Savings Plus issues PST Statements each February and August, for the periods of December 31 through June 30 and June 30 through December 31.
Employees who currently contribute to the PST Program must submit address and name changes to their HR Office via the Employee Action Request (EAR) form.
Employees who retire, separate or stop contributing to the PST Program may update their address online, by fax, phone, or mail. Employees should provide their full name, Social Security number, daytime phone number (including area code), and your former and new address.
For name changes, the employee must provide a copy of the marriage license, dissolution or court document authorizing the name change.
Contact Savings Plus for more information.
Surviving spouse or registered domestic partner (whether or not the employee was still living together with the spouse/partner at the time of his/her death); or, if none,
Natural and adopted children, including a natural child adopted by another, share and share alike; or, if none,
Parents, share and share alike; or, if none,
Brothers and sisters, share and share alike; or, if none,
Employee's estate (if probated, or subject to probate); or, if not,
Employee's trust (if one exists) or, if not,
Stepchildren, share and share alike; or, if none,
Grandchildren, including step-grandchildren, share and share alike; or, if none,
Nieces and nephews, share and share alike; or, if none,
Great-grandchildren, share and share alike; or, if none,
Cousins, share and share alike; or, if none,
In accordance with state law for intestate estates
For more information call a customer service representative at 1-855-616-4SPN (4776), 7:00 a.m. to 7:00 p.m. (Pacific Time), Monday through Friday. Use the queue word "Representative" to speak directly with a customer service representative.
Savings Plus issues PST distributions no sooner than 90 days after the last PST Program contribution posts into or out of the employees account and their eligibility has been verified. All payments are issued via direct deposit to one financial institution. There is no charge for this service.
Savings Plus mails the employee's 1099-R by January 31 of the following year for tax reporting purposes. The 1099-R applies to both Direct Payment and Direct Rollover (non-taxable event) to Another Entity payment options.
Employees may request a Direct Payment to receive their entire account balance. Savings Plus reports Direct Payments to the IRS as ordinary income. A mandatory 20% is withheld from the payment for federal income taxes on amounts of $200 or more. Additionally, California residents are subject to State income tax withholding at the rate that applies to married with three allowances unless the employee requests otherwise by completing a California State Withholding Certificate for Pension or Annuity Payments (DE-4P).

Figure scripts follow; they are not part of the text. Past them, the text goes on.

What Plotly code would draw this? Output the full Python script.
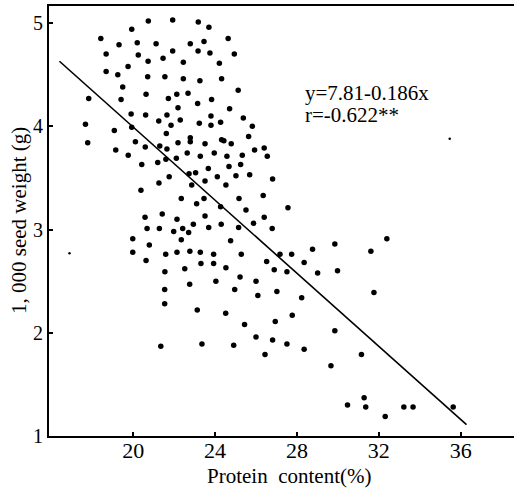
import plotly.graph_objects as go

# Protein content (%) and 1,000 seed weight (g)
protein = [
    20.74, 21.93, 23.18, 23.70, 19.93, 18.42, 19.31, 20.20, 21.12, 22.79,
    23.46, 24.64, 18.68, 20.25, 21.93, 23.17, 23.75, 24.94, 21.46, 20.73,
    22.45, 24.21, 19.75, 18.68, 19.25, 20.71, 21.55, 22.45, 23.26, 24.32,
    19.49, 25.13, 17.83, 19.41, 20.63, 21.72, 22.13, 22.68, 23.15, 23.83,
    22.19, 24.71, 19.90, 20.61, 21.65, 23.80, 25.38, 21.25, 22.30, 17.67,
    19.08, 19.93, 21.85, 23.23, 23.80, 24.27, 25.82, 21.62, 22.79, 22.79,
    24.32, 24.43, 25.64, 17.78, 20.11, 20.59, 21.30, 21.65, 22.19, 23.51,
    24.79, 26.40, 19.15, 19.76, 22.64, 23.28, 23.96, 24.58, 25.33, 25.93,
    26.55, 21.60, 22.11, 20.42, 21.20, 23.67, 24.68, 25.25, 21.76, 22.73,
    23.05, 24.11, 25.02, 25.69, 26.81, 21.26, 22.86, 23.51, 24.53, 20.38,
    22.35, 23.46, 25.17, 26.35,
    23.10, 24.27, 27.56, 25.51, 20.58, 21.42, 22.14, 23.51, 26.40, 25.88,
    20.68, 21.28, 21.98, 22.42, 22.71, 22.94, 23.69, 24.30, 25.15, 26.79,
    19.98, 22.35, 20.79, 24.76, 19.98, 21.59, 22.14, 22.77, 23.28, 23.93,
    25.28, 27.17, 20.63, 23.31, 23.93, 24.53, 26.52, 26.89, 27.51, 22.52,
    21.55, 25.22, 24.04, 26.00, 22.76, 21.54, 24.96, 26.09, 27.02, 21.54,
    23.13, 24.52, 25.44, 26.94, 26.00, 26.81, 27.51, 21.35, 23.36, 24.91,
    26.44,
    27.74, 28.76, 29.85, 31.61, 32.39, 28.35, 29.01, 29.98, 28.23, 31.76,
    27.77, 29.85, 28.35, 31.15, 29.66, 31.28, 30.47, 31.36, 33.22, 33.67,
    32.31, 35.63,
]
seed_weight = [
    5.02, 5.03, 5.01, 4.96, 4.94, 4.85, 4.79, 4.81, 4.80, 4.80,
    4.82, 4.85, 4.70, 4.69, 4.73, 4.73, 4.71, 4.70, 4.66, 4.63,
    4.62, 4.61, 4.58, 4.53, 4.50, 4.48, 4.48, 4.46, 4.44, 4.46,
    4.38, 4.35, 4.27, 4.26, 4.31, 4.27, 4.31, 4.32, 4.22, 4.26,
    4.18, 4.17, 4.12, 4.11, 4.11, 4.10, 4.08, 4.05, 4.06, 4.02,
    3.96, 3.99, 4.01, 4.03, 4.01, 4.04, 4.00, 3.93, 3.89, 3.85,
    3.87, 3.86, 3.90, 3.84, 3.85, 3.80, 3.81, 3.78, 3.84, 3.83,
    3.83, 3.79, 3.77, 3.72, 3.74, 3.71, 3.74, 3.71, 3.72, 3.77,
    3.71, 3.68, 3.69, 3.63, 3.65, 3.59, 3.61, 3.63, 3.51, 3.54,
    3.55, 3.51, 3.52, 3.53, 3.49, 3.45, 3.43, 3.47, 3.43, 3.38,
    3.30, 3.30, 3.30, 3.33,
    3.25, 3.22, 3.21, 3.19, 3.12, 3.15, 3.10, 3.13, 3.12, 3.06,
    3.01, 3.01, 2.98, 3.01, 2.97, 3.05, 3.02, 3.05, 3.02, 3.01,
    2.91, 2.90, 2.85, 2.89, 2.78, 2.76, 2.78, 2.79, 2.78, 2.76,
    2.76, 2.76, 2.70, 2.67, 2.67, 2.63, 2.69, 2.61, 2.59, 2.62,
    2.59, 2.54, 2.50, 2.50, 2.47, 2.42, 2.42, 2.36, 2.40, 2.28,
    2.22, 2.19, 2.08, 2.11, 1.96, 1.93, 1.89, 1.87, 1.89, 1.88,
    1.79,
    2.76, 2.81, 2.86, 2.79, 2.91, 2.68, 2.58, 2.60, 2.34, 2.39,
    2.17, 2.02, 1.84, 1.79, 1.68, 1.37, 1.30, 1.28, 1.28, 1.28,
    1.19, 1.28,
]

# small stray marks in the printed figure
stray_protein = [35.46, 16.89]
stray_weight = [3.88, 2.77]

# regression line as drawn
line_protein = [16.40, 36.28]
line_weight = [4.63, 1.11]

x_ticks = [20, 24, 28, 32, 36]
y_ticks = [1, 2, 3, 4, 5]

equation = "y=7.81-0.186x"
corr = "r=-0.622**"
x_title = "Protein\u00a0 content(%)"
y_title = "1, 000 seed weight\u00a0(g)"

SERIF = "Liberation Serif, Times New Roman, serif"

fig = go.Figure()
fig.add_trace(go.Scatter(
    x=protein, y=seed_weight, mode="markers",
    marker=dict(color="black", size=5.5, line=dict(width=0)),
    showlegend=False, hoverinfo="x+y"))
fig.add_trace(go.Scatter(
    x=stray_protein, y=stray_weight, mode="markers",
    marker=dict(color="black", size=2.5, line=dict(width=0)),
    showlegend=False, hoverinfo="skip"))
fig.add_trace(go.Scatter(
    x=line_protein, y=line_weight, mode="lines",
    line=dict(color="black", width=1.6),
    showlegend=False, hoverinfo="skip"))

fig.add_annotation(x=28.29, y=4.32, xref="x", yref="y", text=equation,
                   showarrow=False, xanchor="left", yanchor="middle",
                   font=dict(family=SERIF, size=21, color="black"))
fig.add_annotation(x=28.29, y=4.11, xref="x", yref="y", text=corr,
                   showarrow=False, xanchor="left", yanchor="middle",
                   font=dict(family=SERIF, size=21, color="black"))

fig.add_annotation(x=0.516, y=-0.094, xref="paper", yref="paper",
                   text=x_title, showarrow=False,
                   xanchor="center", yanchor="middle",
                   font=dict(family=SERIF, size=21, color="black"))
fig.add_annotation(x=-0.0645, y=0.50, xref="paper", yref="paper",
                   text=y_title, showarrow=False, textangle=-90,
                   xanchor="center", yanchor="middle",
                   font=dict(family=SERIF, size=21, color="black"))

fig.update_layout(
    width=514, height=490,
    margin=dict(l=49, r=0, t=6, b=54, pad=0),
    paper_bgcolor="white", plot_bgcolor="white",
    xaxis=dict(range=[15.89, 38.6], tickvals=x_ticks,
               showgrid=False, zeroline=False,
               showline=True, linecolor="black", linewidth=2, mirror=True,
               ticks="inside", ticklen=4, tickcolor="black", tickwidth=1.5,
               ticklabelstandoff=-6,
               tickfont=dict(family=SERIF, size=22, color="black")),
    yaxis=dict(range=[1.0, 5.165], tickvals=y_ticks,
               showgrid=False, zeroline=False,
               showline=True, linecolor="black", linewidth=2,
               ticks="inside", ticklen=4, tickcolor="black", tickwidth=1.5,
               tickfont=dict(family=SERIF, size=20, color="black")),
)

fig.write_html("out.html",
               config={"displayModeBar": False},
               post_script="document.body.style.margin='0';document.body.style.overflow='hidden';")
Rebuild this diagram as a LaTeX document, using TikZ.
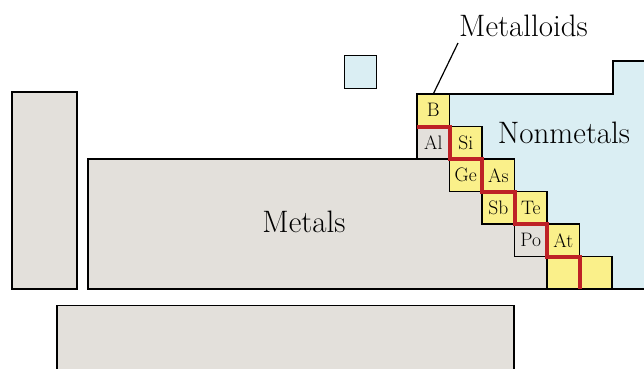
\documentclass[tikz,border=0pt]{standalone}
\usepackage{xcolor}
\usepackage{tikz}
\usetikzlibrary{positioning}

\definecolor{metalgray}{HTML}{E3E0DB}
\definecolor{nonmetalblue}{HTML}{DAEEF3}
\definecolor{metalloidyellow}{HTML}{FAF08A}
\definecolor{borderred}{HTML}{BE2126}

\tikzset{
 elem/.style={rectangle, draw=black, line width=1.2pt, minimum size=32.5pt,
   inner sep=0pt, outer sep=0pt, font=\fontsize{19.5}{19.5}\selectfont},
 metalloid/.style={elem, fill=metalloidyellow},
 metal/.style={elem, fill=metalgray},
 block/.style={draw=black, line width=1.2pt},
 biglabel/.style={font=\fontsize{31}{31}\selectfont}
}

\begin{document}
\begin{tikzpicture}[x=1pt, y=-1pt]
 \useasboundingbox (0,0) rectangle (644,368);
 % nonmetal region, drawn first
 \draw [block, fill=nonmetalblue] (449.5,94) -- (613,94) -- (613,61) -- (660,61)
   -- (660,289) -- (449.5,289) -- cycle;
 \node [elem, fill=nonmetalblue] (H) at (360.5,72) {};
 % metal blocks
 \draw [block, fill=metalgray] (12,92) rectangle (77,289);
 \draw [block, fill=metalgray] (57,305.5) rectangle (514,380);
 \draw [block, fill=metalgray] (88,289) -- (88,159) -- (417,159) -- (417,126.5)
   -- (449.5,126.5) -- (449.5,191.5) -- (482,191.5) -- (482,224)
   -- (547.5,224) -- (547.5,289) -- cycle;
 % the staircase of cells
 \node [metalloid] (B) at (433.25,110.25) {B};
 \node [metal, below=0pt of B] (Al) {Al};
 \node [metalloid, right=0pt of Al] (Si) {Si};
 \node [metalloid, below=0pt of Si] (Ge) {Ge};
 \node [metalloid, right=0pt of Ge] (As) {As};
 \node [metalloid, below=0pt of As] (Sb) {Sb};
 \node [metalloid, right=0pt of Sb] (Te) {Te};
 \node [metal, below=0pt of Te] (Po) {Po};
 \node [metalloid, right=0pt of Po] (At) {At};
 \node [metalloid, below=0pt of At] (X1) {};
 \node [metalloid, right=0pt of X1] (X2) {};
 \draw [draw=borderred, line width=4pt] (B.south west) -- (B.south east)
   -- (Si.south west) -- (Si.south east) -- (As.south west) -- (As.south east)
   -- (Te.south west) -- (Te.south east) -- (At.south west) -- (At.south east)
   -- (X2.south west);
 % labels
 \node [biglabel] (metals) at (304,222) {Metals};
 \node [biglabel] (nonmetals) at (564,133) {Nonmetals};
 \node [biglabel] (metalloids) at (523.5,26) {Metalloids};
 \coordinate (tip) at (458,43);
 \draw [line width=1.2pt] (B.north) -- (tip);
\end{tikzpicture}
\end{document}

Employees may request a Direct Rollover to Another Entity to roll over funds from their PST Program account to an Individual Retirement Account (IRA), 401(k) Plan, 457 or 403(b) Tax Sheltered Annuity as long as the entity sponsoring the plan accepts 457 funds. To request a Direct Rollover to Another Entity the employee must attach a certification from the receiving entity to the PST Benefit Payment Application.
If the employee is age 70½ or older and elects to rollover funds, Savings Plus will process the Required Minimum Distribution (RMD) and issue payment directly to the employee before transferring funds to the new provider. Refer to the Summary 402(f), which is enclosed in the PST Benefit Payment Booklet for information regarding RMDs.